Spend an afternoon wandering Orange Beach’s shopping and dining destination, the Wharf. Your first stop? The outpost of Appalachian moonshine maker Kentucky Mist Distillery to grab a cocktail or slushy to fuel your exploration—the Wharf is an “entertainment district,” which means you can sip and shop.
PULL UP A CHAIR
There are dozens of seafood restaurants to choose from in town, but your best bet is the duo at Fisher’s at Orange Beach Marina. The casual Dockside is perfect for sitting outside with a pound of peel-and-eat shrimp and a cold beer. For more refined dining, the white-tablecloth Upstairs is the place to be. Chef Bill Briand specializes in regional delicacies, from fried Louisiana frog legs to rabbit over Mississippi blue rice, but the fresh fish of the day—pulled straight from the Gulf—is the star of the show.
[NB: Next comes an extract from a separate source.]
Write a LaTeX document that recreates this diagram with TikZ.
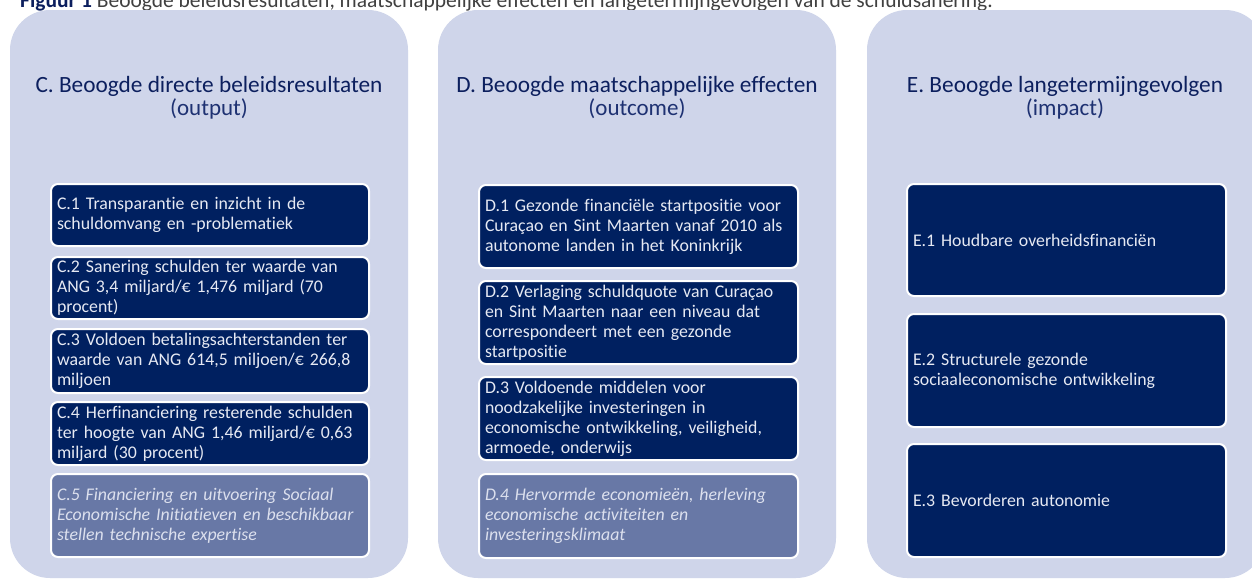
\documentclass[tikz,border=0pt]{standalone}
\usepackage{fontspec}
\setmainfont{Carlito}[Ligatures=CommonOff]
\definecolor{panelbg}{HTML}{CFD5EA}
\definecolor{navy}{HTML}{002060}
\definecolor{lightbox}{HTML}{6878A6}
\definecolor{headtxt}{HTML}{0C1F5E}
\definecolor{subtxt}{HTML}{1E3172}
\definecolor{boxtxt}{HTML}{E6E9F3}
\definecolor{ltxt}{HTML}{DCE0EE}
\definecolor{titletxt}{HTML}{404040}
\definecolor{titlebold}{HTML}{0C1F5E}
\tikzset{
  panel/.style={fill=panelbg, rounded corners=40pt},
  itembox/.style={fill=navy, draw=white, line width=2pt, rounded corners=7pt,
    anchor=north west, inner xsep=6pt, inner ysep=0pt, align=left,
    text=boxtxt, font=\fontsize{17.8}{20}\selectfont},
  lightitem/.style={itembox, fill=lightbox, text=ltxt, font=\fontsize{17.8}{20}\selectfont\itshape},
  headtext/.style={anchor=base, text=headtxt, font=\fontsize{23.3}{26}\selectfont, inner sep=0pt},
  subtext/.style={anchor=base, text=subtxt, font=\fontsize{23}{26}\selectfont, inner sep=0pt},
}
\begin{document}
\begin{tikzpicture}[x=1pt,y=-1pt]
\useasboundingbox (0,0) rectangle (1252,579);
\clip (0,0) rectangle (1252,579);
\fill[white] (0,0) rectangle (1252,579);
% title (cut off at top)
\node[anchor=base west, inner sep=0pt, text=titletxt, font=\fontsize{21.5}{24}\selectfont] (title) at (20,7)
  {\textcolor{titlebold}{\textbf{Figuur 1}} Beoogde beleidsresultaten, maatschappelijke effecten en langetermijngevolgen van de schuldsanering.};
% panels
\fill[panel] (10,10) rectangle (408,578);
\fill[panel] (438,10) rectangle (836,578);
\fill[panel] (867,10) rectangle (1265,578);
% headers
\node[headtext] (hC) at (209,92) {C. Beoogde directe beleidsresultaten};
\node[subtext] (sC) at (209,115) {(output)};
\node[headtext] (hD) at (637,92) {D. Beoogde maatschappelijke effecten};
\node[subtext] (sD) at (637,115) {(outcome)};
\node[headtext] (hE) at (1065,92) {E. Beoogde langetermijngevolgen};
\node[subtext] (sE) at (1065,115) {(impact)};
% C boxes
\node[itembox, text width=306pt, minimum height=62pt] (c1) at (50,183)
  {C.1 Transparantie en inzicht in de\\schuldomvang en -problematiek};
\node[itembox, text width=306pt, minimum height=62pt] (c2) at (50,256)
  {C.2 Sanering schulden ter waarde van\\ANG 3,4 miljard/€ 1,476 miljard (70\\procent)};
\node[itembox, text width=306pt, minimum height=64pt] (c3) at (50,328)
  {C.3 Voldoen betalingsachterstanden ter\\waarde van ANG 614,5 miljoen/€ 266,8\\miljoen};
\node[itembox, text width=306pt, minimum height=63pt] (c4) at (50,401)
  {C.4 Herfinanciering resterende schulden\\ter hoogte van ANG 1,46 miljard/€ 0,63\\miljard (30 procent)};
\node[lightitem, text width=306pt, minimum height=83pt] (c5) at (50,473)
  {C.5 Financiering en uitvoering Sociaal\\Economische Initiatieven en beschikbaar\\stellen technische expertise};
% D boxes
\node[itembox, text width=307pt, minimum height=83pt] (d1) at (478,184)
  {D.1 Gezonde financiële startpositie voor\\Curaçao en Sint Maarten vanaf 2010 als\\autonome landen in het Koninkrijk};
\node[itembox, text width=307pt, minimum height=83pt] (d2) at (478,280)
  {D.2 Verlaging schuldquote van Curaçao\\en Sint Maarten naar een niveau dat\\correspondeert met een gezonde\\startpositie};
\node[itembox, text width=307pt, minimum height=83pt] (d3) at (478,376)
  {D.3 Voldoende middelen voor\\noodzakelijke investeringen in\\economische ontwikkeling, veiligheid,\\armoede, onderwijs};
\node[lightitem, text width=307pt, minimum height=84pt] (d4) at (478,473)
  {D.4 Hervormde economieën, herleving\\economische activiteiten en\\investeringsklimaat};
% E boxes
\node[itembox, text width=307pt, minimum height=112pt] (e1) at (906,183)
  {E.1 Houdbare overheidsfinanciën};
\node[itembox, text width=307pt, minimum height=113pt] (e2) at (906,313)
  {E.2 Structurele gezonde\\sociaaleconomische ontwikkeling};
\node[itembox, text width=307pt, minimum height=113pt] (e3) at (906,443)
  {E.3 Bevorderen autonomie};
\end{tikzpicture}
\end{document}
For an upscale evening, there’s Voyagers at Perdido Beach Resort. The kitchen is helmed by Brody Olive, an Alabama native who cut his teeth in Birmingham with chef George Reis before opening a handful of Gulf Coast spots. While the dry-aged prime rib and red curry roasted swordfish may catch your eye, keep an open mind about the meatloaf—made with Wagyu beef and served with boursin mashed potatoes, it’s nothing like mom used to make.
ALWAYS A PARTY
Lest you forget you’re on the Florida-Alabama border, no Orange Beach trip is complete without a jaunt to the Flora-Bama Bar & Grill. Billed as the most famous beach bar in the country, it sits right on the state line and started as a roadside package store between the once-dry Baldwin County, Alabama, and alcohol-friendly Escambia County, Florida. Today, it’s got several beachfront bars to keep you quenched—and there’s still a liquor store on site if you need to stock up.